Request -
Every line that holds the string "this" is to be identified and copied.

Exercise material -
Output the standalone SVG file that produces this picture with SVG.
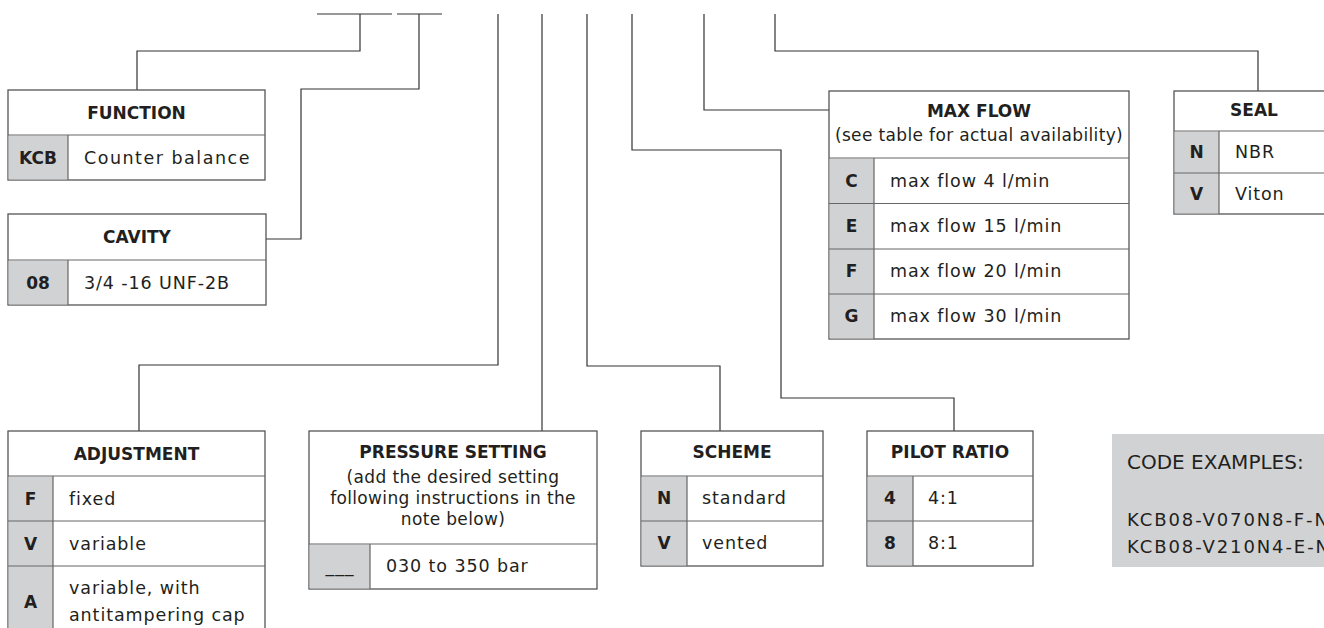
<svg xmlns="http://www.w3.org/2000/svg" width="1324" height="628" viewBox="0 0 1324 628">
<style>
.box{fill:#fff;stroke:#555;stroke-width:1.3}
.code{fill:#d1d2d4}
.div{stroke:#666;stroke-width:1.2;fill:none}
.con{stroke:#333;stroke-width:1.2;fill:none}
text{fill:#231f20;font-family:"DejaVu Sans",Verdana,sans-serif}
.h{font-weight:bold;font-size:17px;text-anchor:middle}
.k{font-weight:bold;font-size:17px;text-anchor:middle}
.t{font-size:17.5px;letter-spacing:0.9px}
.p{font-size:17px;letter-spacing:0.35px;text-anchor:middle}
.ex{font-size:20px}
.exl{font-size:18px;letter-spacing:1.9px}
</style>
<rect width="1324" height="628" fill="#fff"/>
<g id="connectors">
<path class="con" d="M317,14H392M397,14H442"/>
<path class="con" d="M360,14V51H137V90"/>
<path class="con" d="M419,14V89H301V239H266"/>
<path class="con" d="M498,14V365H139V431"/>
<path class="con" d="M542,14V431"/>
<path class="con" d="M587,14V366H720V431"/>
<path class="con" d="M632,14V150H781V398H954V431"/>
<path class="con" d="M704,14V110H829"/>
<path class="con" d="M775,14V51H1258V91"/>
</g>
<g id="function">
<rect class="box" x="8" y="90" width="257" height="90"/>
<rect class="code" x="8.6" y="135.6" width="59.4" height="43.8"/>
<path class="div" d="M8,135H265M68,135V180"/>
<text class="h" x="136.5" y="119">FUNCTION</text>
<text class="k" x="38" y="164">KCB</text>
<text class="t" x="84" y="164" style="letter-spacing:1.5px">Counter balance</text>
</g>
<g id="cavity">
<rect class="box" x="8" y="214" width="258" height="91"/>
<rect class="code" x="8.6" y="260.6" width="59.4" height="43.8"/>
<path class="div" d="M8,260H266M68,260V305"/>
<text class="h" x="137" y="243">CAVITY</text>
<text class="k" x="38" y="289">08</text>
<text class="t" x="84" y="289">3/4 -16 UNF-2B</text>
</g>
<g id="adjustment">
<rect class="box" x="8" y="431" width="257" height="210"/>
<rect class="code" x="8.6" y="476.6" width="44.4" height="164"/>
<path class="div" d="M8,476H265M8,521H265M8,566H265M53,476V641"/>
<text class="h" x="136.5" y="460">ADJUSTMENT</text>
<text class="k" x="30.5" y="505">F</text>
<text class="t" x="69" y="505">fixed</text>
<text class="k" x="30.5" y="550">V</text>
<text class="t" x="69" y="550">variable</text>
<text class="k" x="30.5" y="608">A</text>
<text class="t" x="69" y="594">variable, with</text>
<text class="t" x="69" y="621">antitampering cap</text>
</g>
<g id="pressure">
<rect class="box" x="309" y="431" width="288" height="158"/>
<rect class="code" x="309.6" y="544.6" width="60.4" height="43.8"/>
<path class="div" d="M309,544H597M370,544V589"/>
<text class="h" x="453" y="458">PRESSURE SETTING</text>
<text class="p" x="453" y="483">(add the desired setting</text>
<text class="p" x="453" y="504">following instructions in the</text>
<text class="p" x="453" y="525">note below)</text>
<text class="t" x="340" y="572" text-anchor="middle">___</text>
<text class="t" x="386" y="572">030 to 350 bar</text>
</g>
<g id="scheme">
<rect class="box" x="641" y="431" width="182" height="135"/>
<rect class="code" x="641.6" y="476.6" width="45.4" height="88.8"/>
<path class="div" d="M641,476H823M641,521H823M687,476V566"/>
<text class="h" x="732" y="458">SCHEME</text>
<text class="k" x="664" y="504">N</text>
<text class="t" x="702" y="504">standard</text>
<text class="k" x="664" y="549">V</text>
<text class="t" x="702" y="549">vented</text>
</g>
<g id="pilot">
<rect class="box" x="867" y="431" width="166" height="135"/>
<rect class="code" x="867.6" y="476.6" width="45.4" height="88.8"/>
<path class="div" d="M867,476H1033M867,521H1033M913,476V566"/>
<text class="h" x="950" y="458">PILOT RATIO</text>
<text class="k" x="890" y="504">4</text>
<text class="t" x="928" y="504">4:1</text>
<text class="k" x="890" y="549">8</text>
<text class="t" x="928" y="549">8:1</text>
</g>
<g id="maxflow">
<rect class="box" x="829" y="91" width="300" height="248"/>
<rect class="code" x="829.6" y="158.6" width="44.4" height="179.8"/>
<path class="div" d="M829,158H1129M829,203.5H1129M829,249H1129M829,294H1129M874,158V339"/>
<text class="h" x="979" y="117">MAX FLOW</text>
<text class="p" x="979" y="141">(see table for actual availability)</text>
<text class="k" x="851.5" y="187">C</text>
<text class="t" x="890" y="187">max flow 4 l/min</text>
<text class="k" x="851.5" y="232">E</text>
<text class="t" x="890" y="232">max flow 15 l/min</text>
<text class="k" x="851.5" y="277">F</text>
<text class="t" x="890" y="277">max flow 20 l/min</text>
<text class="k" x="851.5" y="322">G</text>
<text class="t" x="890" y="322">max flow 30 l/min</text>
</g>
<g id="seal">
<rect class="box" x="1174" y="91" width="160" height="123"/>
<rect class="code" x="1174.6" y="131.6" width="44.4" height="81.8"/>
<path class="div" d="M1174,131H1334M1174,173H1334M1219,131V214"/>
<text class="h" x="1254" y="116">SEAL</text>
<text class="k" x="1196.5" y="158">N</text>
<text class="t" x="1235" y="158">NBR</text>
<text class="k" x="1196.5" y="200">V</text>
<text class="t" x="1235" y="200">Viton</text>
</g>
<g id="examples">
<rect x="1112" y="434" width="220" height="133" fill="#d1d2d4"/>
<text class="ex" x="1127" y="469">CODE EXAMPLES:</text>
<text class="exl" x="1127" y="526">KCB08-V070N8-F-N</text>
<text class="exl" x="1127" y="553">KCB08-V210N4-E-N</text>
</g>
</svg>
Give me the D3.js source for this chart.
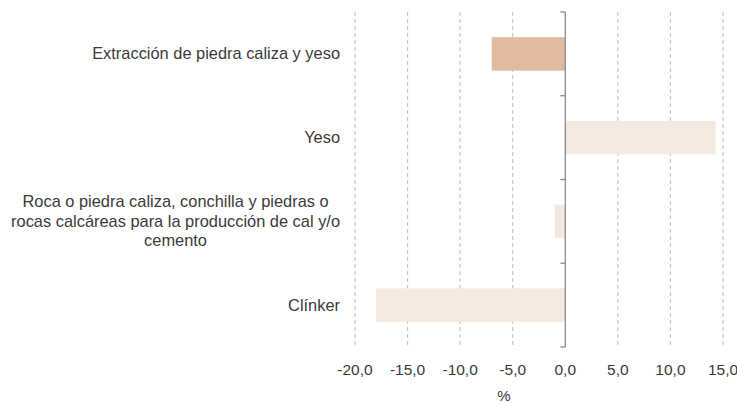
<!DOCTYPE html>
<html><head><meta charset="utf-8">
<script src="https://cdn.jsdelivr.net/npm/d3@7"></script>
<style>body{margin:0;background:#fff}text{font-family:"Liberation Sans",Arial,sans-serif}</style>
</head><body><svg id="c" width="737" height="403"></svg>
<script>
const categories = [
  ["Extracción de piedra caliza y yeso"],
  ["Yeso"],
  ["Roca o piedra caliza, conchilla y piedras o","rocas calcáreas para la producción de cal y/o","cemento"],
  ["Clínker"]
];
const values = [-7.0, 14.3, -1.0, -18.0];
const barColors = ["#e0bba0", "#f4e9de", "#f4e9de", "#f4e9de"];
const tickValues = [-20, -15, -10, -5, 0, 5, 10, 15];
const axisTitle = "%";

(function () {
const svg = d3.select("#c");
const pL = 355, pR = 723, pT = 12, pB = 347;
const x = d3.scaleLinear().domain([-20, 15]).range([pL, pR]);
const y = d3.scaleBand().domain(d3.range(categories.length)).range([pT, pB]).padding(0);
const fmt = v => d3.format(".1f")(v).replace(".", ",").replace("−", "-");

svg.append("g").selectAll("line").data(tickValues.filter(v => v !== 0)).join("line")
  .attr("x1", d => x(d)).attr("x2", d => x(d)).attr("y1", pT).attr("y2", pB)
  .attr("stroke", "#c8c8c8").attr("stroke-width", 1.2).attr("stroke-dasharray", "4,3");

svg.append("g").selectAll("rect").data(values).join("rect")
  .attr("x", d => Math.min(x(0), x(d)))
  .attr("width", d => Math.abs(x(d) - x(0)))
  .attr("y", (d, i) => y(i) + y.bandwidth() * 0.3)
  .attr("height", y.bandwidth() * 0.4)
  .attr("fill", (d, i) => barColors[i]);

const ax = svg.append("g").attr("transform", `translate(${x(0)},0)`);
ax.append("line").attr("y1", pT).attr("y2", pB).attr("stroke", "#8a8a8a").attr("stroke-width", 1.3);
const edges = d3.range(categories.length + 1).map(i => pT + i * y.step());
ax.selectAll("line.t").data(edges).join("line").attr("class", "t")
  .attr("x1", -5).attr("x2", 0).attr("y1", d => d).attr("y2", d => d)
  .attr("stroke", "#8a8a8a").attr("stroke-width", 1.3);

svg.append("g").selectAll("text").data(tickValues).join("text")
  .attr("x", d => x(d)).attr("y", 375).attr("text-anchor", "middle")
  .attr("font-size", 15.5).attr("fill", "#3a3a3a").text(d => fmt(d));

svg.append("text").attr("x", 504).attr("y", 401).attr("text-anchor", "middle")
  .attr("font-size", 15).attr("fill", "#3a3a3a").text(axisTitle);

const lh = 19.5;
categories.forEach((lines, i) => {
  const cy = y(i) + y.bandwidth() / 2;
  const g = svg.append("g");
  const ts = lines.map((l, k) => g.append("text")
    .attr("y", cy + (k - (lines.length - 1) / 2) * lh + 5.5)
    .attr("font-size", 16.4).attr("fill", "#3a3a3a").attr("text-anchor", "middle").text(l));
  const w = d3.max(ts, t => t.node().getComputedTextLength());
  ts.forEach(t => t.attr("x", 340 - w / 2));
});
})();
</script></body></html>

Output of the task -
Output the standalone SVG file that produces this picture with SVG.
Give me the D3.js source for this chart.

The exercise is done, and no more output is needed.